Mahmoud Alam
- Country (sports): Pakistan
- Residence: Pakistan
- Born: Aligarh, United Provinces British India

Singles
- Career record: 1–5
- Career titles: 0

Grand Slam singles results
- Australian Open: -
- French Open: -
- Wimbledon: 2nd (1948)
- US Open: -

Doubles
- Career record: 0–2
- Career titles: 0

= Mahmoud Alam =

Pakistani tennis player

 Mahmoud Alam (born in Aligarh, British India) is a former tennis player from Pakistan, who represented the country in the Davis Cup and also played at Wimbledon.

==Wimbledon==
He is the first Pakistani to reach the second round in 1948 at Wimbledon during the pre-open era.
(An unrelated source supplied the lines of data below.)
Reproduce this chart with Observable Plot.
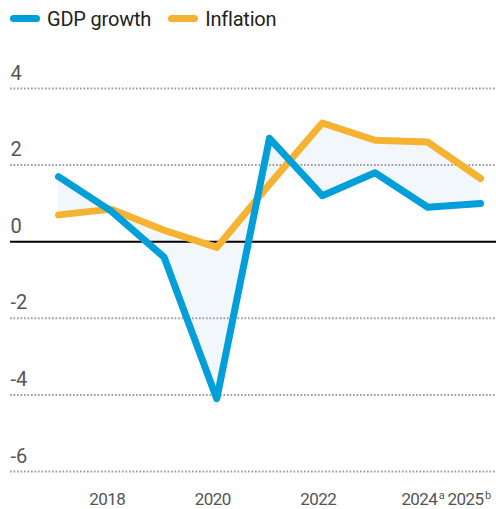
<!DOCTYPE html>
<html>
<head>
<meta charset="utf-8">
<script src="https://cdn.jsdelivr.net/npm/d3@7"></script>
<script src="https://cdn.jsdelivr.net/npm/@observablehq/plot@0.6"></script>
<style>
  html, body { margin: 0; padding: 0; background: #fff; }
  body { width: 496px; height: 509px; overflow: hidden; font-family: Roboto, "Liberation Sans", sans-serif; }
  #legend { height: 37px; display: flex; align-items: center; padding-left: 10px; font-size: 20px; color: #222; letter-spacing: -0.2px; }
  .item { display: flex; align-items: center; margin-right: 17px; }
  .sw { width: 30px; height: 7px; border-radius: 4px; margin-right: 7px; }
</style>
</head>
<body>
<div id="legend"></div>
<div id="chart"></div>
<script>
const years = [2017, 2018, 2019, 2020, 2021, 2022, 2023, 2024, 2025];
const gdpGrowth = [1.7, 0.8, -0.4, -4.1, 2.7, 1.2, 1.8, 0.9, 1.0];
const inflation = [0.7, 0.85, 0.3, -0.15, 1.5, 3.1, 2.65, 2.6, 1.65];
const seriesNames = ["GDP growth", "Inflation"];
const seriesColors = ["#009fda", "#f6b331"];
const yTicks = [4, 2, 0, -2, -4, -6];
const xTickYears = [2018, 2020, 2022, 2024, 2025];
const xTickLabels = ["2018", "2020", "2022", "2024", "2025"];
const xTickNotes = ["", "", "", "a", "b"];

const rows = years.map((y, i) => ({year: y, gdp: gdpGrowth[i], inf: inflation[i]}));
const xticks = xTickYears.map((y, i) => ({year: y, label: xTickLabels[i], note: xTickNotes[i]}));

const legend = document.getElementById("legend");
seriesNames.forEach((n, i) => {
  const it = document.createElement("div");
  it.className = "item";
  it.innerHTML = `<span class="sw" style="background:${seriesColors[i]}"></span><span>${n}</span>`;
  legend.appendChild(it);
});

const font = 'Roboto, "Liberation Sans", sans-serif';

const chart = Plot.plot({
  width: 496,
  height: 472,
  marginLeft: 58,
  marginRight: 16,
  marginTop: 51,
  marginBottom: 38,
  style: {fontFamily: font, background: "#fff", overflow: "visible"},
  x: {domain: [2017, 2025], axis: null},
  y: {domain: [-6, 4], axis: null},
  marks: [
    Plot.areaY(rows, {x: "year", y1: "gdp", y2: "inf", fill: "#f2f7fb"}),
    Plot.ruleY(yTicks.filter(d => d !== 0), {y: d => d, stroke: "#a0a0a0", strokeWidth: 2, strokeDasharray: "1.7,1.8", insetLeft: -48, insetRight: -16}),
    Plot.ruleY([0], {stroke: "#000", strokeWidth: 2, insetLeft: -48, insetRight: -16}),
    Plot.text(yTicks, {y: d => d, text: d => String(d), frameAnchor: "left", textAnchor: "start", lineAnchor: "bottom", dx: -48, dy: -9, fontSize: 20, fill: "#555"}),
    Plot.lineY(rows, {x: "year", y: "inf", stroke: seriesColors[1], strokeWidth: 7, strokeLinecap: "round", strokeLinejoin: "round"}),
    Plot.lineY(rows, {x: "year", y: "gdp", stroke: seriesColors[0], strokeWidth: 7, strokeLinecap: "round", strokeLinejoin: "round"}),
    Plot.text(xticks.slice(0, 3), {x: "year", text: "label", frameAnchor: "bottom", lineAnchor: "bottom", dy: 33, dx: -4, fontSize: 17, fill: "#555", className: "xlab"}),
    Plot.text(xticks.slice(3, 4), {x: "year", text: d => d.label + "|" + d.note, frameAnchor: "bottom", lineAnchor: "bottom", dy: 33, dx: -5, fontSize: 17, fill: "#555", className: "xlab"}),
    Plot.text(xticks.slice(4), {x: "year", text: d => d.label + "|" + d.note, frameAnchor: "bottom", lineAnchor: "bottom", dy: 33, dx: 10, textAnchor: "end", fontSize: 17, fill: "#555", className: "xlab"})
  ]
});
chart.querySelectorAll(".xlab text").forEach(t => {
  t.style.letterSpacing = "-0.6px";
  const s = t.textContent;
  if (s.includes("|")) {
    const [main, note] = s.split("|");
    t.textContent = main;
    const ts = document.createElementNS("http://www.w3.org/2000/svg", "tspan");
    ts.textContent = note;
    ts.setAttribute("font-size", "11");
    ts.setAttribute("dx", "1.5");
    ts.setAttribute("dy", "-6");
    t.appendChild(ts);
  }
});
document.getElementById("chart").appendChild(chart);
</script>
</body>
</html>
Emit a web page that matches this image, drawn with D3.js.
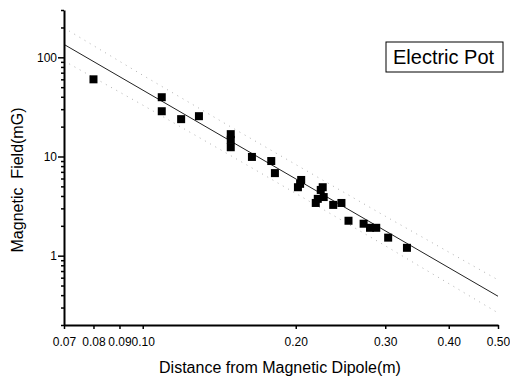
<!DOCTYPE html>
<html>
<head>
<meta charset="utf-8">
<script src="https://cdn.jsdelivr.net/npm/d3@7"></script>
<style>
  body { margin: 0; background: #fff; }
  svg text { font-family: Arial, "Liberation Sans", sans-serif; fill: #000; }
</style>
</head>
<body>
<svg id="chart" width="510" height="381"></svg>
<script>
// Datos medidos (distancia en m, campo en mG)
const distance = [0.080, 0.109, 0.109, 0.119, 0.129, 0.149, 0.149, 0.149, 0.164, 0.179, 0.182,
                  0.202, 0.204, 0.205, 0.219, 0.221, 0.224, 0.226, 0.227, 0.237, 0.246, 0.254,
                  0.272, 0.280, 0.288, 0.304, 0.331];
const field = [60, 39.6, 28.6, 23.8, 25.5, 16.8, 14.7, 12.4, 9.9, 9.0, 6.8,
               4.9, 5.3, 5.8, 3.4, 3.74, 4.6, 4.9, 3.9, 3.25, 3.4, 2.25,
               2.1, 1.91, 1.91, 1.52, 1.20];

// Recta de ajuste y bandas
const fitX = [0.07, 0.5];
const fitY = [135, 0.39];
const bandX = [0.07, 0.10, 0.15, 0.20, 0.30, 0.50];
const upperY = [198, 66, 19.5, 8.3, 2.5, 0.57];
const lowerY = [92, 33, 10.0, 4.25, 1.26, 0.265];

// Ejes
const xTicks = [0.07, 0.08, 0.09, 0.10, 0.20, 0.30, 0.40, 0.50];
const yMajor = [1, 10, 100];
const yMinor = [0.2, 0.3, 0.4, 0.5, 0.6, 0.7, 0.8, 0.9, 2, 3, 4, 5, 6, 7, 8, 9,
                20, 30, 40, 50, 60, 70, 80, 90, 200, 300];
const legendLabel = "Electric Pot";

const margin = { top: 10, right: 12, bottom: 56, left: 64 };
const width = 510 - margin.left - margin.right;
const height = 381 - margin.top - margin.bottom;

const svg = d3.select("#chart");
const g = svg.append("g")
    .attr("transform", `translate(${margin.left},${margin.top})`);

const x = d3.scaleLog().domain([0.07, 0.5]).range([0, width]);
const y = d3.scaleLog().domain([0.2, 300]).range([height, 0]);

// Bandas punteadas
const line = d3.line().x(d => x(d[0])).y(d => y(d[1]));
[upperY, lowerY].forEach(band => {
    g.append("path")
        .attr("d", line(bandX.map((v, i) => [v, band[i]])))
        .attr("fill", "none")
        .attr("stroke", "#b0b0b0")
        .attr("stroke-width", 1)
        .attr("stroke-dasharray", "1,5");
});

// Recta de ajuste
g.append("path")
    .attr("d", line(fitX.map((v, i) => [v, fitY[i]])))
    .attr("fill", "none")
    .attr("stroke", "#222")
    .attr("stroke-width", 1);

// Puntos
const s = 8;
g.selectAll(".pt")
    .data(distance.map((d, i) => [d, field[i]]))
    .enter().append("rect")
    .attr("class", "pt")
    .attr("x", d => x(d[0]) - s / 2)
    .attr("y", d => y(d[1]) - s / 2)
    .attr("width", s)
    .attr("height", s)
    .attr("fill", "#000");

// Eje X
const xAxisG = g.append("g")
    .attr("transform", `translate(0,${height})`)
    .call(d3.axisBottom(x).tickValues(xTicks).tickFormat(d3.format(".2f")).tickSize(4).tickSizeOuter(0));
xAxisG.select(".domain").attr("stroke-width", 2);
xAxisG.selectAll(".tick line").attr("stroke-width", 1.5);
xAxisG.selectAll(".tick text").attr("font-size", 12).attr("dy", "1.2em");

// Eje Y
const yMinorG = g.append("g")
    .call(d3.axisLeft(y).tickValues(yMinor).tickFormat("").tickSize(3).tickSizeOuter(0));
yMinorG.select(".domain").attr("stroke-width", 2);
yMinorG.selectAll(".tick line").attr("stroke-width", 1.5);

const yMajorG = g.append("g")
    .call(d3.axisLeft(y).tickValues(yMajor).tickFormat(d3.format("d")).tickSize(6).tickSizeOuter(0));
yMajorG.select(".domain").remove();
yMajorG.selectAll(".tick line").attr("stroke-width", 1.5);
yMajorG.selectAll(".tick text").attr("font-size", 12).attr("x", -7);

// Etiquetas de ejes
g.append("text")
    .attr("x", 216)
    .attr("y", height + 48)
    .attr("text-anchor", "middle")
    .attr("font-size", 16)
    .text("Distance from Magnetic Dipole(m)");

g.append("text")
    .attr("transform", `translate(${23 - margin.left},${170}) rotate(-90)`)
    .attr("text-anchor", "middle")
    .attr("font-size", 16)
    .style("white-space", "pre")
    .text("Magnetic  Field(mG)");

// Leyenda
const leg = svg.append("g").attr("transform", "translate(386,42)");
leg.append("rect")
    .attr("width", 117).attr("height", 30)
    .attr("fill", "#fff").attr("stroke", "#000").attr("stroke-width", 1);
leg.append("text")
    .attr("x", 7).attr("y", 22)
    .attr("font-size", 20)
    .text(legendLabel);
</script>
</body>
</html>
He was one of two Pakistanis at the tournament.

Scores
- 1st round: defeated Bela Peto of Hungary, 6–3, 5–7, 6–4, 6–3.
- 2nd round: lost to Egyptian Marcel Coen 7–9 4–6, 7–5, 3–6.

==Davis Cup==
Alam represented Pakistan in 2 ties in 1948 against Switzerland and in 1950 against Philippines. His overall record was 0–6.

- Singles: 0–4
- Doubles: 0–2

==Background and family life==
His father, Mehboob Alam, was the captain of Aligarh's hockey team from 1914 - 1918. His daughter, Sheherezade Alam, is a celebrated ceramist and son-in-law, Zahoor ul Akhlaq was a painter. He also has two sons, Asad and Shaban.